**Given request**.
All of the lines below are to be printed again exactly; images are excluded from the output.

**Dataset content**.
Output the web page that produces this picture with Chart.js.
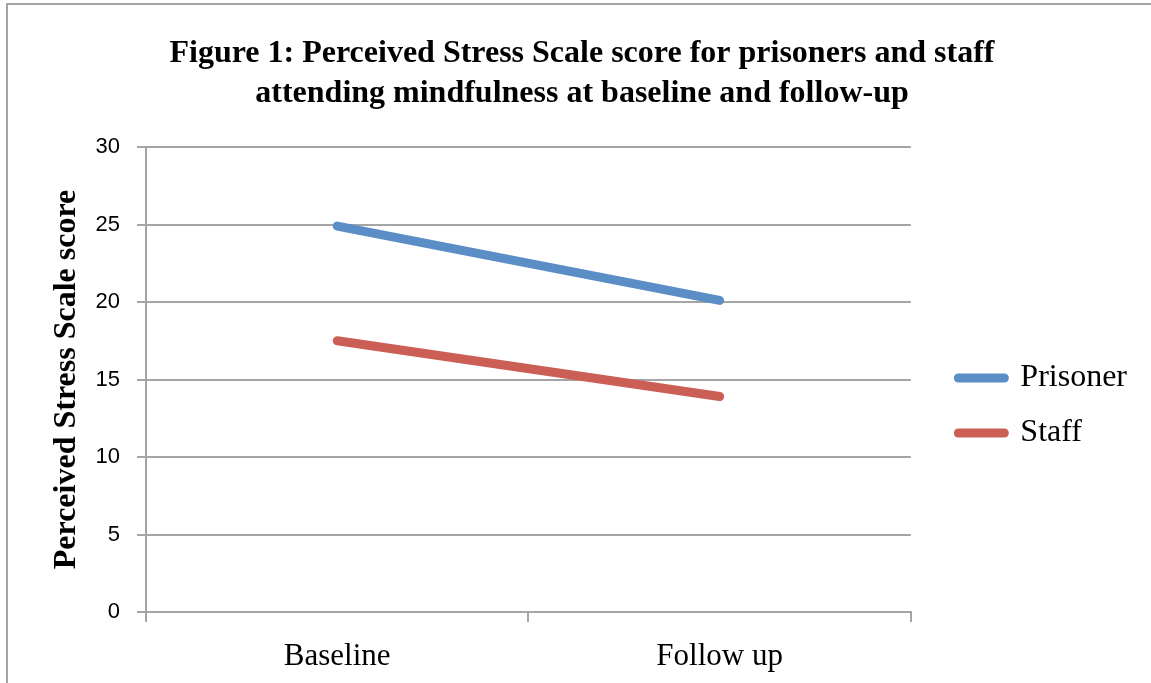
<!DOCTYPE html>
<html>
<head>
<meta charset="utf-8">
<script src="https://cdn.jsdelivr.net/npm/chart.js@4"></script>
<style>
  body { margin: 0; background: #fff; }
</style>
</head>
<body>
<canvas id="stressChart" width="1151" height="683"></canvas>
<script>
const categories = ["Baseline", "Follow up"];
const prisonerScores = [24.9, 20.1];
const staffScores = [17.5, 13.9];
const yMin = 0;
const yMax = 30;
const yStep = 5;

const gray = "#a5a5a5";

// grey frame on the top and left edge of the picture
const framePlugin = {
  id: "frame",
  beforeDraw(chart) {
    const c = chart.ctx;
    c.save();
    c.strokeStyle = gray;
    c.lineWidth = 2;
    c.beginPath();
    c.moveTo(7, chart.height);
    c.lineTo(7, 4);
    c.lineTo(chart.width, 4);
    c.stroke();
    c.restore();
  },
};

Chart.defaults.font.family = "'Liberation Serif', 'Times New Roman', serif";
Chart.defaults.color = "#000";

const ctx = document.getElementById("stressChart").getContext("2d");
new Chart(ctx, {
  type: "line",
  data: {
    labels: categories,
    datasets: [
      {
        label: "Prisoner",
        data: prisonerScores,
        borderColor: "#5b8ec7",
        backgroundColor: "#5b8ec7",
        borderWidth: 9,
        borderCapStyle: "round",
        pointRadius: 0,
        pointHoverRadius: 0,
      },
      {
        label: "Staff",
        data: staffScores,
        borderColor: "#cb5f56",
        backgroundColor: "#cb5f56",
        borderWidth: 9,
        borderCapStyle: "round",
        pointRadius: 0,
        pointHoverRadius: 0,
      },
    ],
  },
  options: {
    responsive: false,
    animation: false,
    layout: {
      padding: { left: 27, right: 14, top: 0, bottom: 0 },
    },
    plugins: {
      title: {
        display: true,
        text: [
          "Figure 1: Perceived Stress Scale score for prisoners and staff",
          "attending mindfulness at baseline and follow-up",
        ],
        font: { size: 32, weight: "bold", lineHeight: 40 / 32 },
        padding: { top: 34, bottom: 33 },
      },
      legend: {
        position: "right",
        fullSize: false,
        maxWidth: 260,
        title: { display: true, text: "", font: { size: 12, lineHeight: 1 }, padding: 20 },
        labels: {
          usePointStyle: true,
          pointStyle: "line",
          pointStyleWidth: 46,
          padding: 23,
          font: { size: 32 },
          generateLabels(chart) {
            const items = Chart.defaults.plugins.legend.labels.generateLabels(chart);
            items.forEach((it) => { it.lineCap = "round"; });
            return items;
          },
        },
      },
      tooltip: { enabled: false },
    },
    scales: {
      x: {
        offset: true,
        grid: {
          display: true,
          drawOnChartArea: false,
          offset: true,
          tickLength: 10,
          color: gray,
          lineWidth: 2,
        },
        border: { color: gray, width: 2 },
        ticks: { font: { size: 31 }, padding: 16 },
        afterFit(scale) {
          scale.height = 71;
        },
      },
      y: {
        min: yMin,
        max: yMax,
        grid: { color: gray, lineWidth: 2, tickLength: 9 },
        border: { color: gray, width: 2 },
        ticks: {
          stepSize: yStep,
          padding: 17,
          font: { family: "'Liberation Sans', Arial, sans-serif", size: 22 },
        },
        title: {
          display: true,
          text: "Perceived Stress Scale score",
          font: { size: 32, weight: "bold" },
          padding: { top: 21, bottom: 0 },
        },
        afterFit(scale) {
          scale.width = 119;
        },
      },
      // empty right axis, only keeps a gap before the legend
      gap: {
        position: "right",
        display: true,
        grid: { display: false },
        border: { display: false },
        ticks: { display: false },
        afterFit(scale) {
          scale.width = 24.5;
        },
      },
    },
  },
  plugins: [framePlugin],
});
</script>
</body>
</html>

**In response**.
Output the web page that produces this picture with Chart.js.
<!DOCTYPE html>
<html>
<head>
<meta charset="utf-8">
<script src="https://cdn.jsdelivr.net/npm/chart.js@4"></script>
<style>
  body { margin: 0; background: #fff; }
</style>
</head>
<body>
<canvas id="stressChart" width="1151" height="683"></canvas>
<script>
const categories = ["Baseline", "Follow up"];
const prisonerScores = [24.9, 20.1];
const staffScores = [17.5, 13.9];
const yMin = 0;
const yMax = 30;
const yStep = 5;

const gray = "#a5a5a5";

// grey frame on the top and left edge of the picture
const framePlugin = {
  id: "frame",
  beforeDraw(chart) {
    const c = chart.ctx;
    c.save();
    c.strokeStyle = gray;
    c.lineWidth = 2;
    c.beginPath();
    c.moveTo(7, chart.height);
    c.lineTo(7, 4);
    c.lineTo(chart.width, 4);
    c.stroke();
    c.restore();
  },
};

Chart.defaults.font.family = "'Liberation Serif', 'Times New Roman', serif";
Chart.defaults.color = "#000";

const ctx = document.getElementById("stressChart").getContext("2d");
new Chart(ctx, {
  type: "line",
  data: {
    labels: categories,
    datasets: [
      {
        label: "Prisoner",
        data: prisonerScores,
        borderColor: "#5b8ec7",
        backgroundColor: "#5b8ec7",
        borderWidth: 9,
        borderCapStyle: "round",
        pointRadius: 0,
        pointHoverRadius: 0,
      },
      {
        label: "Staff",
        data: staffScores,
        borderColor: "#cb5f56",
        backgroundColor: "#cb5f56",
        borderWidth: 9,
        borderCapStyle: "round",
        pointRadius: 0,
        pointHoverRadius: 0,
      },
    ],
  },
  options: {
    responsive: false,
    animation: false,
    layout: {
      padding: { left: 27, right: 14, top: 0, bottom: 0 },
    },
    plugins: {
      title: {
        display: true,
        text: [
          "Figure 1: Perceived Stress Scale score for prisoners and staff",
          "attending mindfulness at baseline and follow-up",
        ],
        font: { size: 32, weight: "bold", lineHeight: 40 / 32 },
        padding: { top: 34, bottom: 33 },
      },
      legend: {
        position: "right",
        fullSize: false,
        maxWidth: 260,
        title: { display: true, text: "", font: { size: 12, lineHeight: 1 }, padding: 20 },
        labels: {
          usePointStyle: true,
          pointStyle: "line",
          pointStyleWidth: 46,
          padding: 23,
          font: { size: 32 },
          generateLabels(chart) {
            const items = Chart.defaults.plugins.legend.labels.generateLabels(chart);
            items.forEach((it) => { it.lineCap = "round"; });
            return items;
          },
        },
      },
      tooltip: { enabled: false },
    },
    scales: {
      x: {
        offset: true,
        grid: {
          display: true,
          drawOnChartArea: false,
          offset: true,
          tickLength: 10,
          color: gray,
          lineWidth: 2,
        },
        border: { color: gray, width: 2 },
        ticks: { font: { size: 31 }, padding: 16 },
        afterFit(scale) {
          scale.height = 71;
        },
      },
      y: {
        min: yMin,
        max: yMax,
        grid: { color: gray, lineWidth: 2, tickLength: 9 },
        border: { color: gray, width: 2 },
        ticks: {
          stepSize: yStep,
          padding: 17,
          font: { family: "'Liberation Sans', Arial, sans-serif", size: 22 },
        },
        title: {
          display: true,
          text: "Perceived Stress Scale score",
          font: { size: 32, weight: "bold" },
          padding: { top: 21, bottom: 0 },
        },
        afterFit(scale) {
          scale.width = 119;
        },
      },
      // empty right axis, only keeps a gap before the legend
      gap: {
        position: "right",
        display: true,
        grid: { display: false },
        border: { display: false },
        ticks: { display: false },
        afterFit(scale) {
          scale.width = 24.5;
        },
      },
    },
  },
  plugins: [framePlugin],
});
</script>
</body>
</html>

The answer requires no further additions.